Many a dog owner has sworn that their dog is smiling at them or laughing along with them. Certainly, the opened-mouthed expression on the face of a panting, playing dog looks like a smile. But zoologists warn us about anthropomorphizing animals, reading human meanings into their actions or expressions. Often people will see what they want to see, regardless of the real meaning of the animals' actions.
Yet intriguingly there is a new report in the journal Science that speculates that "play sounds" in animals, like panting sounds in dogs and chimps that resemble human laughs, do indeed represent an animal equivalent of laughter. Chimps display the laughter-like panting noises when they chase or tickle each other. Anyone who has roughhoused with a dog has heard their "play pants" as they chase and tumble.
The author of the report is Dr. Jaak Panksepp, of Bowling Green State University in Ohio, who studies the neuroanatomical and neurochemical mechanisms of emotional behaviors in the emerging field of affective neuroscience. Dr. Panksepp's work seeks to understand a variety of emotional responses including social bonding and social play, and how these affective responses are organized in the brain. In a recent issue of the journal Science, Dr. Panksepp cited the long observed panting "play noises" of chimpanzees, which sound like human laughter, and panting sounds of dogs at play.
In a 1998 study, Panksepp and another researcher reported that rats produced a high-pitched chirping sound during play, and that the sounds were associated with a pleasurable response to tickling or play. When rats are tickled in a playful way, they become socially bonded to humans and even would seek out tickles. The rats' chirps do not sound like human laughter and are even beyond our hearing range, yet are associated with play.
Neural circuits in the brain that release the neurotransmitter dopamine light up in the human brain when people laugh. A similar response is thought to occur in rat brains during the chirping response.

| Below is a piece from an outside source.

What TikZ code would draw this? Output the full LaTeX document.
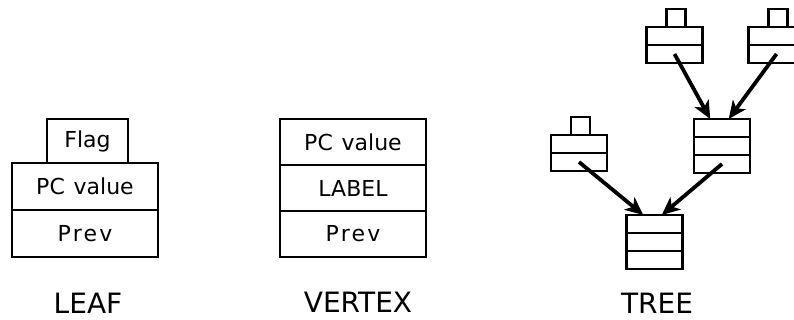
\documentclass[tikz,border=0pt]{standalone}
\usepackage{fontspec}
\setmainfont{DejaVu Sans}
\usetikzlibrary{arrows.meta, calc}

\tikzset{
  cell/.style={draw, line width=1.4pt, outer sep=0pt, inner sep=0pt,
    minimum width=73pt, minimum height=23.5pt, font=\fontsize{11}{13}\selectfont},
  tcell/.style={draw, line width=1.4pt, outer sep=0pt, inner sep=0pt,
    minimum width=28pt, minimum height=9pt},
  tflag/.style={tcell, minimum width=9.5pt},
  arr/.style={line width=1.9pt, -{Stealth[length=9pt, width=8pt, inset=2.5pt]}},
  caption/.style={font=\fontsize{14}{16}\selectfont}
}

% small leaf: #1 name, (#2,#3) centre of the lower cell
\providecommand{\TreeLeaf}[3]{%
  \node[tcell] (#1b) at (#2,#3) {};
  \node[tcell, anchor=south] (#1a) at (#1b.north) {};
  \node[tflag, anchor=south] (#1f) at ($ (#1a.north)+(1.5,0) $) {};
}
% small vertex: #1 name, (#2,#3) centre of the lowest cell
\providecommand{\TreeVertex}[3]{%
  \node[tcell] (#1c) at (#2,#3) {};
  \node[tcell, anchor=south] (#1b) at (#1c.north) {};
  \node[tcell, anchor=south] (#1a) at (#1b.north) {};
}

\begin{document}
\begin{tikzpicture}[x=0.5pt, y=-0.5pt]

	\useasboundingbox (0,0) rectangle (794,320);

	% leaf
	\node[cell] (leafPrev) at (85,233.5) {\addfontfeature{LetterSpace=10}Prev};
	\node[cell, anchor=south] (leafPC) at (leafPrev.north) {PC\hspace{0.4em}value};
	\node[cell, anchor=south, minimum width=40.5pt, minimum height=22pt] (leafFlag) at ($ (leafPC.north)+(2.5,0) $) {Flag};
	\node[caption] (leafCap) at (88,303) {LEAF};

	% vertex
	\node[cell, minimum height=23pt] (vxPrev) at (353,234) {\addfontfeature{LetterSpace=10}Prev};
	\node[cell, minimum height=23pt, anchor=south] (vxLabel) at (vxPrev.north) {LABEL};
	\node[cell, minimum height=23pt, anchor=south] (vxPC) at (vxLabel.north) {PC\hspace{0.4em}value};
	\node[caption] (vxCap) at (358,302) {VERTEX};

	% tree
	\TreeLeaf{tl}{674.5}{54}
	\TreeLeaf{tr}{776.5}{54}
	\TreeLeaf{lf}{579}{162}
	\TreeVertex{mid}{722}{164}
	\TreeVertex{bot}{654.5}{260}

	\draw[arr] (tlb.center) -- ($ (mida.north west)!.29!(mida.north east) $);
	\draw[arr] (trb.center) -- ($ (mida.north west)!.62!(mida.north east) $);
	\draw[arr] (lfb.center) -- ($ (bota.north west)!.3!(bota.north east) $);
	\draw[arr] (midc.center) -- ($ (bota.north west)!.63!(bota.north east) $);

	\node[caption] (treeCap) at (657,303) {TREE};

\end{tikzpicture}
\end{document}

Research shows that our laughter circuits are found in the more primitive parts of our brain, in structures that we share with many animals. This suggests that the capacity for human laughter preceded the capacity for speech, according to Panksepp. Laughter is a universal human expression that needs no translation across cultures, although jokes provoking laughter might. Babies learn to laugh spontaneously at about three months, long before they learn to talk.
Human laughter is an emotional response that is not entirely in our control. It is surprisingly hard to fake a laugh and easy to detect a fake one. Yet they erupt spontaneously in the right circumstances. Although we often think of laughter in response to humor, research shows that it is a social response that is more likely linked to social bonding than to what is funny. People rarely laugh alone, and the laughter of others is likely to provoke us to laugh, suggesting a connection to another universal human social behavior, smiling.
Studies in humans indicate that laughter may have more to do with social bonding, or with communicating to others that one is only playing, than with amusement. This social communication aspect may be the common link with animal play sounds, as they may communicate that no harm is intended.
However, making jokes might still be a purely human trait.
While many scientists are skeptical of the concept of animal laughter, the link between play sounds and ancient parts of the brain that we share with many animals raise an intriguing, even amusing, thought. If animals engage in play, why can't they laugh too?